Pets, just like people, can be allergic to many things! Have you ever noticed your pet scratching, licking or rubbing on the carpet or other items in your house?
These are all signs that they may be allergic to something. According to a report from Veterinary Pet Insurance (VPI), skin allergies in dogs are the number one most common reason for a veterinary insurance claim and in cats, the ninth most common. An allergy is defined as an overreaction of the body’s immune system to a substance to which it has become hypersensitive.
The top three skin allergies that pets may suffer from are:
1. Flea Bite Allergy: This allergy develops when your pet has a hypersensitivity to a flea’s saliva. It is the most common skin allergy of dogs and cats. A single flea bite can result in weeks of itching and scratching for an allergic pet. It is important to keep your pets on a comprehensive flea prevention plan including an insect growth regulator to target the immature stages of the flea as well as an adulticide for the adult flea population. Did you know that only 5% of the flea population are adult fleas? The remainder are the immature stages that like to live where your pet spends time (your bed, carpets, couches, back yard, etc.). Yikes! For an allergic pet, year round flea prevention is imperative!
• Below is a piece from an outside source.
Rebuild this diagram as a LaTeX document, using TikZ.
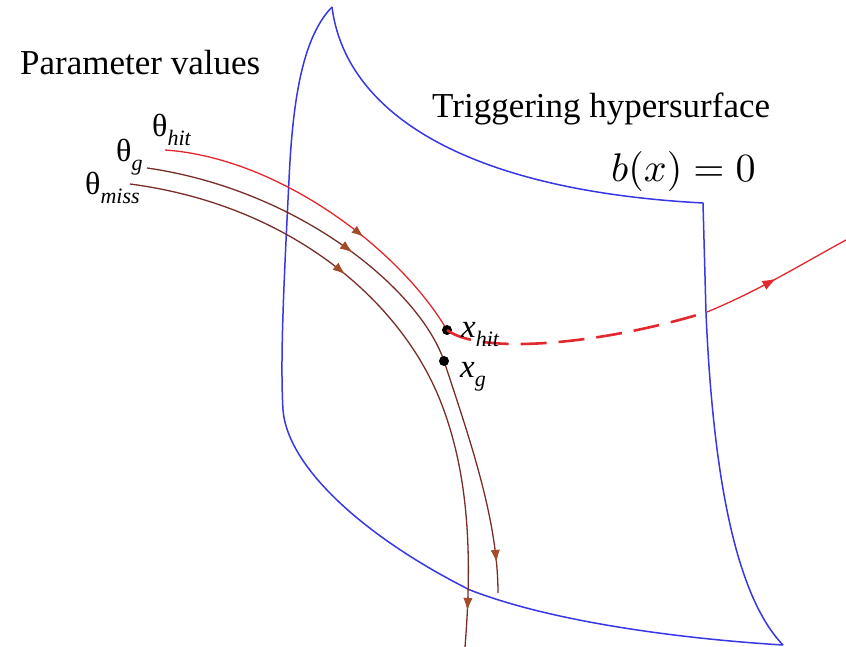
\documentclass[tikz,border=0pt]{standalone}
\usepackage{graphicx}
\usepackage{fontspec}
\setmainfont{Liberation Serif}
\usetikzlibrary{arrows.meta, decorations.markings}
\definecolor{surfblue}{RGB}{55,55,230}
\definecolor{hitred}{RGB}{228,38,45}
\definecolor{trajbrown}{RGB}{120,45,38}
\definecolor{tipbrown}{RGB}{165,75,40}
\newcommand{\lbsub}[1]{\raisebox{-0.28em}{\fontsize{22}{22}\selectfont\itshape #1}}

\begin{document}
\begin{tikzpicture}[x=1pt, y=-1pt,
        surface/.style={draw=surfblue, line width=1.5pt, line join=round},
        traj/.style={draw=trajbrown, line width=1.3pt},
        hittraj/.style={draw=hitred, line width=1.3pt},
        tipat/.style={postaction={decorate}, decoration={markings,
                      mark=at position #1 with {\arrow[tipbrown]{Latex[length=12pt,width=9pt]}}}},
        redtipat/.style={postaction={decorate}, decoration={markings,
                      mark=at position #1 with {\arrow[hitred]{Latex[length=14pt,width=10pt]}}}},
        dot/.style={circle, fill=black, inner sep=0pt, minimum size=10pt},
        label/.style={font=\fontsize{32}{36}\selectfont, inner sep=0pt, anchor=base west},
        title/.style={font=\fontsize{35}{40}\selectfont, inner sep=0pt, anchor=base west}
    ]
        \useasboundingbox (0,0) rectangle (846,647);

        \coordinate (peak) at (332,7);
        \coordinate (tr) at (703,203);
        \coordinate (br) at (783,645);
        \path [surface] (peak) .. controls (305,35) and (293,90) .. (289,180)
            .. controls (284,280) and (280,360) .. (283,410)
            .. controls (288,470) and (370,540) .. (470,590)
            .. controls (560,625) and (700,640) .. (br);
        \path [surface] (peak) .. controls (345,110) and (460,190) .. (tr);
        \path [surface] (tr) -- (706,313) .. controls (712,450) and (730,590) .. (br);

        \node [title] (trig) at (432,118) {Triggering hypersurface};
        \node [inner sep=0pt, anchor=base west] (beq) at (611,182) {\scalebox{4}{$b(x)=0$}};
        \node [title] (param) at (20,75) {Parameter values};

        \node [label] (thhit) at (152,137) {θ\lbsub{hit}};
        \node [label] (thg) at (116,162) {θ\lbsub{g}};
        \node [label] (thmiss) at (85,195) {θ\lbsub{miss}};

        \path [traj, tipat=236pt, tipat=-37pt] (130,184) .. controls (290,205) and (400,300) .. (440,400)
            .. controls (470,475) and (472,560) .. (465,647);
        \path [traj, tipat=224pt, tipat=-31pt] (147,168) .. controls (300,190) and (420,290) .. (444,361)
            .. controls (470,440) and (498,520) .. (498,593);
        \path [hittraj, tipat=220pt] (165,150) .. controls (280,158) and (400,250) .. (447,330);

        \node [dot] (xhit) at (447,330) {};
        \node [dot] (xg) at (444,361) {};
        \coordinate (cross) at (707,312);
        \coordinate (exit) at (846,240);

        \path [draw=hitred, line width=2.6pt, dash pattern=on 26pt off 12pt]
            (xhit.center) .. controls (480,355) and (600,345) .. (cross);
        \path [hittraj, redtipat=77pt] (cross) .. controls (760,290) and (800,265) .. (exit);

        \node [label, font=\fontsize{33}{36}\selectfont\itshape] (lxhit) at (461,337) {x\lbsub{hit}};
        \node [label, font=\fontsize{33}{36}\selectfont\itshape] (lxg) at (460,377) {x\lbsub{g}};
    \end{tikzpicture}
\end{document}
2. Environmental Allergies: An environmental allergy develops to allergens present in the dog’s environment. These allergies tend to be seasonal in nature, but depending on your pet’s allergy, they may also persist year round. Common environmental allergens include grass, tree pollens, molds, dust mites, and yes, your dog may even be allergic to the cat! Your pet may develop a clinical condition called atopic dermatitis, which is the skin condition that is the result of an environmental allergy. Your veterinarian may recommend allergy testing and subsequent desensitization therapy as part of your pet’s management plan.
3. Food Allergies: Food allergies are a lot more common than you would think! Dogs with food allergies most often have dermatologic signs (itching, irritated skin, hair loss) and less commonly, gastrointestinal signs like diarrhea and vomiting. Pets with food allergies may not develop signs until years after eating a particular food. If your veterinarian suspects that your pet may have a food allergy, they may recommend a trial that will require strict feeding recommendations for a period of time with a prescription hypoallergenic diet or a specially designed elimination diet to determine if your pet is truly food allergic. Most dogs or cats diagnosed with a food allergy are allergic to the protein source in their food such as chicken, pork or beef. In theory, pets could be allergic to any ingredient in their food, but most commonly it is the protein source.
Pet allergies can negatively affect the quality of life for pets and their owners. Skin allergies can be successfully managed but sadly not cured. Frequently, pets with skin allergies develop a skin infection that results in even more itching!
If you suspect your pet may have an allergy, it is important to consult with your veterinarian for proper diagnosis and an effective life-long management plan.